[Biopython-dev] poor man's databases for large sequence files

Tue Sep 25 07:15:48 EDT 2007

On the discussion list I wrote:
> I've been thinking about extending Bio.SeqIO to support a (read only) 
> dictionary like interface for large sequence files (WITHOUT having 
> everything in memory).
> 
> Some of the older Biopython sequence format specific modules have an 
> index_file function and matching Dictionary class to do this (based 
> internally on either Martel/Mindy or a DIY Biopython indexer based on 
> pickle).

Some thoughts and timings using Bio.SwissProt.SProt, and the 1.1 GB 
UniProt file.  I have enough RAM that Linux has probably cached the 
entire flat file for me.  Just in case, I have run these timings a few 
times to be fair.

Note that just counting the records take about 6mins using the SeqRecord 
parser.  I think we can do a lot better.  Anyway, I wanted to talk about 
indexing files as simple read only databases.

Using the current (old) SProt indexing functions:
index_file - about 7 or 8 mins, one file of 34 MB (small!)
Dictionary - about 16s
random access - well under 0.1s

This old code works using Bio.Index to store the start (seek position) 
and length of each record (as determined by parsing the entire file) 
using cPickle.

In theory, any sequential file format could be handled this way - 
provided the parser leaves the handle's seek position in a sensible 
place when returning records.  This approach will not work for 
non-sequential file formats (e.g. most alignments).

My experimental code instead stores every SeqRecord object in full using 
cPickle (in one large file), and the seek positions for these pickled 
records in a second small index file (as a dict stored with cPickle).

Experimental code with pickled SeqRecord objects:
indexing file - about 7 or 8 mins (similar), two files, 554 MB (big!)
loading index - under 1s (much faster)
random access - well under 0.1s (similar, maybe faster)

This approach will work on any file format (and even for objects other 
than SeqRecord objects, provided they can be pickled).  It seems to be a 
lot faster when loading the index, at the expense of requiring a LARGE 
index file.  The indexing times for the two methods is very similar - 
about 6 mins of this is parsing the records in the first place.

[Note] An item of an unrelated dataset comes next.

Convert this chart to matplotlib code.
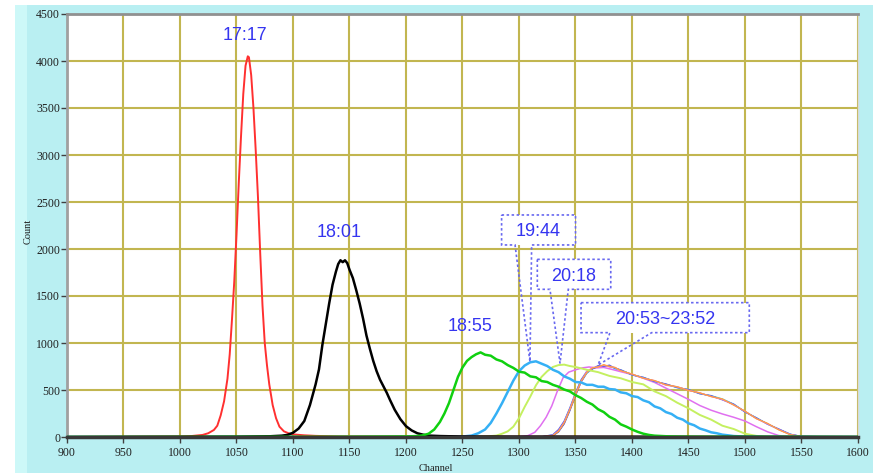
import matplotlib
matplotlib.use('Agg')
import matplotlib.pyplot as plt
from matplotlib.patches import Polygon, Rectangle

# ---- data (channel, count) ----
red_ch = [900, 1000, 1010, 1020, 1025, 1030, 1033, 1036, 1039, 1042, 1044, 1046, 1048, 1050,
          1052, 1054, 1056, 1058, 1059, 1060, 1061, 1063, 1065, 1067, 1069, 1071, 1073, 1075,
          1077, 1079, 1082, 1085, 1088, 1092, 1096, 1100, 1110, 1120, 1140, 1250, 1600]
red_cnt = [0, 5, 10, 22, 40, 75, 120, 230, 380, 620, 880, 1250, 1650, 2150,
           2700, 3200, 3650, 3950, 4000, 4050, 4040, 3850, 3500, 3050, 2550, 1950, 1400, 1000,
           760, 560, 340, 200, 110, 60, 40, 28, 18, 12, 6, 3, 0]

black_ch = [900, 1050, 1080, 1090, 1095, 1100, 1105, 1110, 1115, 1120, 1123, 1126, 1129, 1132,
            1135, 1138, 1140, 1142, 1144, 1146, 1148, 1150, 1153, 1156, 1159, 1162, 1165, 1168,
            1171, 1174, 1177, 1180, 1183, 1186, 1190, 1195, 1200, 1205, 1210, 1215, 1220, 1230,
            1250, 1600]
black_cnt = [0, 3, 8, 14, 22, 45, 90, 170, 340, 560, 720, 980, 1200, 1420,
             1620, 1760, 1840, 1880, 1860, 1880, 1850, 1780, 1690, 1560, 1420, 1260, 1080, 940,
             810, 700, 610, 540, 470, 390, 290, 190, 115, 70, 40, 25, 15, 10,
             5, 0]

green_ch = [900, 1150, 1200, 1210, 1215, 1220, 1225, 1230, 1234, 1238, 1242, 1246, 1250, 1254,
            1258, 1262, 1266, 1270, 1275, 1280, 1285, 1290, 1295, 1300, 1305, 1310, 1315, 1320,
            1325, 1330, 1335, 1340, 1345, 1350, 1355, 1360, 1365, 1370, 1375, 1380, 1385, 1390,
            1395, 1400, 1405, 1410, 1415, 1420, 1430, 1440, 1460, 1600]
green_cnt = [0, 3, 6, 10, 18, 35, 80, 160, 250, 360, 500, 640, 740, 810,
             850, 880, 900, 875, 865, 825, 805, 765, 735, 695, 685, 645, 635, 595,
             585, 555, 535, 505, 485, 445, 415, 375, 345, 295, 265, 215, 185, 135,
             110, 80, 55, 35, 22, 14, 8, 4, 2, 0]

blue_ch = [900, 1200, 1250, 1258, 1264, 1270, 1275, 1280, 1285, 1290, 1295, 1300, 1305, 1310,
           1315, 1320, 1325, 1330, 1335, 1340, 1345, 1350, 1355, 1360, 1365, 1370, 1375, 1380,
           1385, 1390, 1395, 1400, 1405, 1410, 1415, 1420, 1425, 1430, 1435, 1440, 1445, 1450,
           1455, 1460, 1465, 1470, 1475, 1480, 1485, 1490, 1500, 1520, 1600]
blue_cnt = [0, 2, 5, 15, 40, 80, 150, 250, 360, 480, 600, 700, 760, 795,
            805, 780, 755, 715, 690, 645, 620, 585, 580, 555, 555, 535, 535, 510,
            505, 475, 465, 435, 425, 390, 370, 325, 305, 265, 245, 205, 185, 145,
            125, 90, 72, 50, 40, 25, 18, 10, 5, 2, 0]

yg_ch = [900, 1250, 1270, 1280, 1285, 1290, 1295, 1300, 1305, 1310, 1315, 1320, 1325, 1330,
         1335, 1340, 1345, 1350, 1360, 1370, 1380, 1390, 1400, 1410, 1420, 1430, 1440, 1450,
         1460, 1470, 1480, 1490, 1500, 1510, 1520, 1600]
yg_cnt = [0, 2, 5, 15, 35, 60, 110, 200, 320, 430, 550, 640, 700, 745,
          765, 770, 755, 745, 715, 690, 650, 625, 585, 560, 485, 435, 365, 305,
          235, 185, 120, 85, 35, 12, 4, 0]

violet_ch = [900, 1300, 1308, 1314, 1319, 1324, 1329, 1334, 1339, 1344, 1350, 1356, 1362, 1368,
             1375, 1382, 1390, 1400, 1410, 1420, 1430, 1440, 1450, 1460, 1470, 1480, 1490, 1500,
             1510, 1520, 1530, 1540, 1600]
violet_cnt = [0, 2, 15, 50, 120, 210, 330, 490, 630, 690, 715, 735, 745, 735,
              740, 720, 695, 665, 625, 580, 520, 460, 400, 335, 285, 245, 210, 170,
              110, 55, 15, 4, 0]

# 20:53 ~ 23:52 spectra, all nearly on top of each other
bunch_ch = [900, 1320, 1330, 1335, 1340, 1345, 1350, 1355, 1360, 1365, 1370, 1375, 1380, 1385,
            1390, 1400, 1410, 1420, 1430, 1440, 1450, 1460, 1470, 1480, 1490, 1500, 1510, 1520,
            1530, 1540, 1550, 1600]
bunch_cnt = {
    '#3030C0': [0, 1, 12, 55, 140, 280, 440, 585, 680, 725, 750, 760, 750, 735,
                710, 665, 630, 595, 560, 530, 500, 465, 435, 400, 345, 270, 200, 140,
                80, 28, 5, 0],
    '#40E0F0': [0, 2, 22, 75, 165, 305, 465, 605, 680, 730, 755, 755, 760, 725,
                715, 660, 635, 590, 560, 525, 505, 460, 440, 405, 350, 268, 205, 138,
                82, 30, 5, 0],
    '#7060E0': [0, 3, 25, 80, 170, 310, 470, 610, 700, 725, 760, 750, 765, 730,
                715, 660, 635, 590, 565, 525, 505, 460, 440, 395, 350, 265, 205, 135,
                85, 30, 6, 0],
    '#FF80C8': [0, 2, 18, 65, 155, 295, 455, 590, 695, 740, 745, 765, 745, 740,
                700, 670, 625, 600, 550, 535, 495, 470, 430, 400, 340, 275, 195, 140,
                78, 26, 5, 0],
    '#FFA040': [0, 2, 15, 60, 150, 290, 450, 595, 685, 735, 745, 770, 750, 740,
                705, 670, 625, 600, 555, 535, 495, 470, 430, 405, 340, 275, 195, 145,
                75, 25, 4, 0],
}

x_ticks = list(range(900, 1601, 50))
y_ticks = list(range(0, 4501, 500))

W, H = 873, 473
fig = plt.figure(figsize=(W / 100, H / 100), dpi=100)
fig.patch.set_facecolor('white')
# cyan frame around the plot
fig.patches.append(Rectangle((15 / W, 0), 1 - 15 / W, 1 - 5 / H, transform=fig.transFigure,
                             facecolor='#B9EFF2', edgecolor='none', zorder=-2))
fig.patches.append(Rectangle((15 / W, 0), 12 / W, 1 - 5 / H, transform=fig.transFigure,
                             facecolor='#CDF8F8', edgecolor='none', zorder=-1))

ax = fig.add_axes([67 / W, 1 - 437 / H, 791 / W, 423 / H])
ax.set_facecolor('white')

ax.plot(red_ch, red_cnt, color='#FF3030', lw=1.4, zorder=4)
ax.plot(black_ch, black_cnt, color='black', lw=1.8, zorder=4)
ax.plot(green_ch, green_cnt, color='#10D010', lw=1.8, zorder=4)
ax.plot(violet_ch, violet_cnt, color='#E070F0', lw=1.1, zorder=3)
for c, v in bunch_cnt.items():
    ax.plot(bunch_ch, v, color=c, lw=0.9, zorder=3)
ax.plot(yg_ch, yg_cnt, color='#C4F060', lw=1.4, zorder=3)
ax.plot(blue_ch, blue_cnt, color='#35B0F5', lw=1.8, zorder=3)

ax.set_xlim(900, 1600)
ax.set_ylim(0, 4500)
ax.set_xticks(x_ticks)
ax.set_yticks(y_ticks)
ax.grid(True, color='#C2B650', lw=1.5, zorder=0)
ax.set_axisbelow(True)

ax.tick_params(direction='out', length=4, width=1, color='#404040', labelsize=8.5,
               labelcolor='#202020')
ax.tick_params(axis='x', pad=3)
ax.tick_params(axis='y', pad=1)
for lab in ax.get_xticklabels() + ax.get_yticklabels():
    lab.set_family('Liberation Serif')

ax.spines['left'].set_color('#A0A0A0')
ax.spines['left'].set_linewidth(2)
ax.spines['top'].set_color('#909090')
ax.spines['top'].set_linewidth(2)
ax.spines['right'].set_color('#D8D8D8')
ax.spines['right'].set_linewidth(1)
ax.spines['bottom'].set_color('#383838')
ax.spines['bottom'].set_linewidth(2.5)
ax.spines['bottom'].set_zorder(6)

ax.set_xlabel('Channel', family='Liberation Serif', fontsize=7.5, color='#202020')
ax.set_ylabel('Count', family='Liberation Serif', fontsize=7.5, color='#202020')
ax.xaxis.set_label_coords(0.466, -0.064)
ax.yaxis.set_label_coords(-0.044, 0.485)

lab_kw = dict(color='#3535F0', fontsize=13, family='Liberation Sans', ha='center', va='center')
ax.text(1057.5, 4266, '17:17', **lab_kw)
ax.text(1140.7, 2176, '18:01', **lab_kw)
ax.text(1256.6, 1173, '18:55', **lab_kw)


def callout(text, x0, x1, y0, y1, wa, wb, tip, ty):
    ax.add_patch(Rectangle((x0, y0), x1 - x0, y1 - y0, facecolor='white', edgecolor='none', zorder=5))
    verts = [(x0, y1), (x1, y1), (x1, y0), (wb, y0), tip, (wa, y0), (x0, y0)]
    ax.add_patch(Polygon(verts, closed=True, fill=False, edgecolor='#6868F0', lw=1.2,
                         linestyle=(0, (1.5, 1.5)), zorder=6))
    ax.text((x0 + x1) / 2, ty, text, zorder=7, **lab_kw)


callout('19:44', 1284.6, 1350, 2043, 2362, 1296.5, 1311.2, (1309.7, 801), 2181)
callout('20:18', 1316.2, 1381.2, 1571, 1890, 1327.4, 1343.6, (1336.3, 784), 1705)
callout('20:53~23:52', 1354.9, 1503.8, 1110, 1429, 1380.5, 1417.4, (1370, 766), 1245)

fig.savefig('out.png', dpi=100)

I haven't yet looked at using the python shelve library to provide a 
read only dictionary.  Also python's marshal library may be useful.

Then there is the Mindy back end, used in Bio.Fasta and Bio.GenBank for 
their index_file and Dictionary classes (which replaced previous 
Bio.Index based code). I haven't timed these.

Peter

P.S. Using any of pickle, shelve or marshal does leave a potential 
security hole if anyone could prepare a malicious index file.